My 'Peak' now has a decoder chip fitted, in the shape of a Lenz Silver Mini (with cable harness). Whilst I appreciate the super-slow running that can be achieved with the likes of Zimo and CTE decoders, as so amply demonstrated by Nigel C and Nick M at the AGM, I find that Lenz Mini decoders serve me well. As impressive as it is for a loco to creep along at a yard every 5 minutes it's not usually something that we need to replicate on our layouts. In the real world time is money and most train operations at done as quickly as possible, even shunting operations. So all I need from a decoder are smooth stops and starts and a respectable but not super-slow speed at 'throttle notch 1'. Certainly having the majority of my fleet on one familiar decoder type helps when it comes to decoder tweaking. I do have a few examples of CTE decoders in stock and one will be going in my 04 shunter very soon, purely on size grounds.
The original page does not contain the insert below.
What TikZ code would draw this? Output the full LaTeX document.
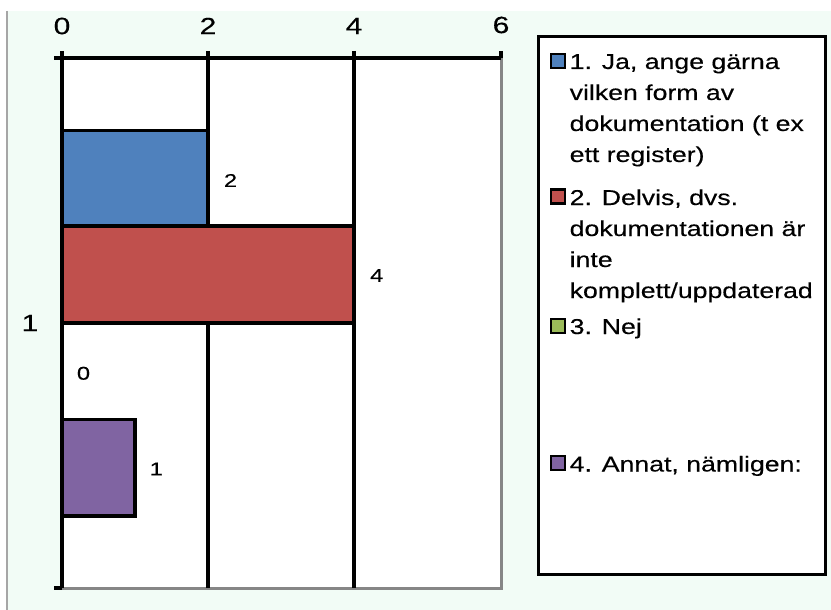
\documentclass[tikz,border=0pt]{standalone}
\usepackage{fontspec}
\setmainfont{Liberation Sans}[FakeBold=0.3]
\usepackage{graphicx}
\definecolor{bg}{RGB}{242,252,246}
\definecolor{cblue}{RGB}{79,129,189}
\definecolor{cred}{RGB}{192,80,77}
\definecolor{cgreen}{RGB}{155,187,89}
\definecolor{cpurple}{RGB}{128,100,162}
\definecolor{axgray}{RGB}{134,134,134}
\newcommand{\sx}[1]{\scalebox{1.28}[1]{#1}}
\newcommand{\sxl}[1]{\scalebox{1.24}[1]{#1}}
\newcommand{\legtext}[1]{\sxl{\begin{tabular}[t]{@{}l@{}}#1\end{tabular}}}
\begin{document}
\begin{tikzpicture}[x=1pt,y=-1pt,
  axlab/.style={font=\fontsize{23.5}{27}\selectfont, inner sep=0},
  datlab/.style={font=\fontsize{18.5}{22}\selectfont, inner sep=0},
  legentry/.style={font=\fontsize{21.5}{31}\selectfont, anchor=base west, inner sep=0},
  gridline/.style={line width=3.2pt, black},
  gborder/.style={line width=3pt, axgray},
  barbox/.style={draw=black, line width=3.2pt},
  legmark/.style={draw=black, line width=2.4pt}]
\useasboundingbox (0,0) rectangle (831,610);
\fill[white] (0,0) rectangle (831,610);
\fill[bg] (7,11) rectangle (831,610);
\draw[line width=1.5pt, black!35] (7,11) -- (7,610);
% plot area
\fill[white] (62,58) rectangle (501,588);
\draw[gborder] (501,58) -- (501,588) -- (54,588);
\draw[gridline] (208,51) -- (208,588);
\draw[gridline] (354,51) -- (354,588);
% bars
\draw[barbox, fill=cblue] (62,130.5) rectangle (208,226);
\draw[barbox, fill=cred] (62,226) rectangle (354,323);
\draw[barbox, fill=cpurple] (62,419.5) rectangle (135,516);
% axes
\draw[gridline] (54,58) -- (501,58);
\draw[gridline] (501,51) -- (501,58);
\draw[gridline] (62,51) -- (62,588);
\draw[gridline] (54,588) -- (62,588);
% axis labels
\node[axlab] (t0) at (62,26) {\sx{0}};
\node[axlab] (t2) at (208,26) {\sx{2}};
\node[axlab] (t4) at (354,26) {\sx{4}};
\node[axlab] (t6) at (501,25) {\sx{6}};
\node[axlab] (cat) at (30,323) {\sx{1}};
% data labels
\node[datlab] (d1) at (230.5,180.5) {\sx{2}};
\node[datlab] (d2) at (376.7,275.5) {\sx{4}};
\node[datlab] (d3) at (83.5,373.3) {\sx{0}};
\node[datlab] (d4) at (156.3,469) {\sx{1}};
% legend
\draw[line width=3pt, fill=white] (538,37) rectangle (825,574);
\draw[legmark, fill=cblue] (551,54) rectangle (565,68);
\draw[legmark, fill=cred] (551,189.5) rectangle (565,203.5);
\draw[legmark, fill=cgreen] (551,319) rectangle (565,333);
\draw[legmark, fill=cpurple] (551,456) rectangle (565,470);
\node[legentry] (l1) at (569.5,69) {\legtext{1. Ja, ange gärna\\vilken form av\\dokumentation (t ex\\ett register)}};
\node[legentry] (l2) at (569.5,205) {\legtext{2. Delvis, dvs.\\dokumentationen är\\inte\\komplett/uppdaterad}};
\node[legentry] (l3) at (569.5,334) {\legtext{3. Nej}};
\node[legentry] (l4) at (569.5,471.5) {\legtext{4. Annat, nämligen:}};
\end{tikzpicture}
\end{document}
The picture below shows the general arrangement. The decoder sits in the milled recess, tucked on top of a slip of black fag paper for insulation purposes. I'll probably replace this with PVC insulation tape before final reassembly.
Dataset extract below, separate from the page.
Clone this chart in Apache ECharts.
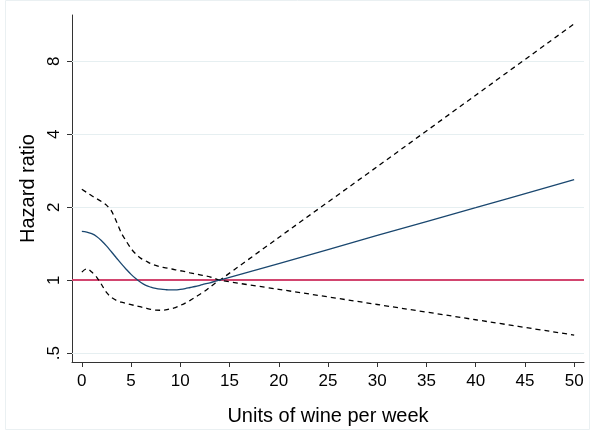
<!DOCTYPE html>
<html>
<head>
<meta charset="utf-8">
<script src="https://cdn.jsdelivr.net/npm/echarts@6/dist/echarts.min.js"></script>
<style>
  html, body { margin: 0; padding: 0; background: #fff; }
  #chart { width: 591px; height: 431px; }
</style>
</head>
<body>
<div id="chart"></div>
<script>
// 数据：横轴为每周葡萄酒单位数，纵轴为风险比（对数刻度）
var units = [0, 0.5, 1, 1.5, 2, 2.5, 3, 3.5, 4, 4.5, 5, 5.5, 6, 6.5, 7, 7.5, 8, 8.5, 9, 9.5, 10,
    10.5, 11, 11.5, 12, 12.5, 13, 13.5, 14, 20, 30, 40, 50];
var hazard = [1.59, 1.58, 1.555, 1.515, 1.455, 1.385, 1.31, 1.238, 1.17, 1.11, 1.057, 1.013, 0.978, 0.952, 0.936, 0.925, 0.918, 0.914, 0.912, 0.912, 0.917,
    0.924, 0.933, 0.942, 0.953, 0.965, 0.976, 0.988, 1.0, 1.17, 1.53, 1.99, 2.6];
var ciA = [2.37, 2.30, 2.23, 2.17, 2.11, 2.04, 1.93, 1.75, 1.57, 1.45, 1.35, 1.28, 1.23, 1.20, 1.17, 1.15, 1.135, 1.125, 1.115, 1.104, 1.094,
    1.084, 1.073, 1.063, 1.053, 1.043, 1.033, 1.017, 1.0, 0.917, 0.794, 0.687, 0.594];
var ciB = [1.08, 1.115, 1.08, 1.03, 0.96, 0.89, 0.85, 0.826, 0.812, 0.803, 0.793, 0.784, 0.776, 0.767, 0.758, 0.753, 0.752, 0.754, 0.762, 0.771, 0.787,
    0.805, 0.826, 0.85, 0.875, 0.902, 0.935, 0.97, 1.0, 1.5, 2.94, 5.79, 11.4];
var xTicks = [0, 5, 10, 15, 20, 25, 30, 35, 40, 45, 50];
var yTicks = [0.5, 1, 2, 4, 8];
var yTickLabels = ['.5', '1', '2', '4', '8'];
var refValue = 1;

function pairs(ys) {
    return units.map(function (x, i) { return [x, ys[i]]; });
}

var chart = echarts.init(document.getElementById('chart'));

var option = {
    animation: false,
    backgroundColor: '#fff',
    textStyle: { fontFamily: 'Liberation Sans, Arial, sans-serif' },
    graphic: [{
        type: 'rect',
        shape: { x: 5.5, y: 0.5, width: 584, height: 429 },
        style: { fill: 'none', stroke: '#eaf0f2', lineWidth: 1 },
        z: -10
    }],
    grid: { left: 72, right: 7, top: 15, bottom: 68 },
    xAxis: {
        type: 'value',
        min: -1,
        max: 51,
        name: 'Units of wine per week',
        nameLocation: 'middle',
        nameGap: 44,
        nameTextStyle: { fontSize: 20, color: '#000' },
        axisLine: { show: true, onZero: false, lineStyle: { color: '#333', width: 1 } },
        axisTick: { show: true, customValues: xTicks, length: 5, lineStyle: { color: '#333' } },
        axisLabel: { customValues: xTicks, fontSize: 17, color: '#000', margin: 11 },
        splitLine: { show: false }
    },
    yAxis: {
        type: 'log',
        logBase: 2,
        min: 0.46,
        max: 12.4,
        name: 'Hazard ratio',
        nameLocation: 'middle',
        nameGap: 31,
        nameTextStyle: { fontSize: 20, color: '#000' },
        axisLine: { show: true, onZero: false, lineStyle: { color: '#333', width: 1 } },
        axisTick: { show: true, customValues: yTicks, length: 5, lineStyle: { color: '#333' } },
        axisLabel: {
            customValues: yTicks,
            rotate: 90,
            fontSize: 17,
            color: '#000',
            margin: 9,
            formatter: function (v) {
                var i = yTicks.indexOf(+v);
                return i >= 0 ? yTickLabels[i] : '';
            }
        },
        splitLine: { show: false }
    },
    series: [
        {
            // 网格线和参考线
            type: 'line',
            data: [],
            silent: true,
            z: 1,
            markLine: {
                symbol: 'none',
                silent: true,
                z: 1,
                label: { show: false },
                data: yTicks.filter(function (v) { return v !== refValue; }).map(function (v) {
                    return { yAxis: v, lineStyle: { color: '#e6eff1', width: 1, type: 'solid' } };
                }).concat([{ yAxis: refValue, lineStyle: { color: '#d2456f', width: 2, type: 'solid' } }])
            }
        },
        {
            name: 'Hazard ratio',
            type: 'line',
            data: pairs(hazard),
            smooth: 0.4,
            showSymbol: false,
            lineStyle: { color: '#1a476f', width: 1.3 },
            z: 3
        },
        {
            name: 'CI upper-left',
            type: 'line',
            data: pairs(ciA),
            smooth: 0.3,
            showSymbol: false,
            lineStyle: { color: '#000', width: 1.3, type: [5, 4] },
            z: 2
        },
        {
            name: 'CI lower-left',
            type: 'line',
            data: pairs(ciB),
            smooth: 0.3,
            showSymbol: false,
            lineStyle: { color: '#000', width: 1.3, type: [5, 4] },
            z: 2
        }
    ]
};

chart.setOption(option);
</script>
</body>
</html>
In the next shot you can see the orange wire connecting to the now isolatied motor, routed via the milled slots.

Here you can see the red and black pick-up wires connected to the two halves of the chassis block. The chassis block is drilled and tapped 12BA and a couple of terminal tags made from scrap etched nickel silver.

In the final shot we see the loco with body back on, undergoing testing and running in on a Bachrus rolling road. The cosmetic bogie outer frames have been left off so the wheels and gears can be easily observed. These are great if you don't possess a circular test-track or layout but don't rely on them 100%. At first the loco ran well on the rolling road but on the track had an intermittant and very annoying 'stall' whilst running on the first three throttle notches. I eventually stripped the bogies back down again and found a few tiny rags of plastic swarf on the rear faces of the wheels near the axles, left over from the wheel turning process. These were removed with a scalpel and the bogies reassembled, also paying attention to pick-up strip adjustment. Running is now good and it runs very slowly at throttle notch 1 without a stutter now.

The only other problen I identified was that the outer pony wheels had insufficient side play on 24" radius curves, so I removed the previously installed limiting spacers. The pony wheels now actually just kiss the inside of the narrowed cosmetic side frames on 24" curves but not enough to stop them revolving or derailing.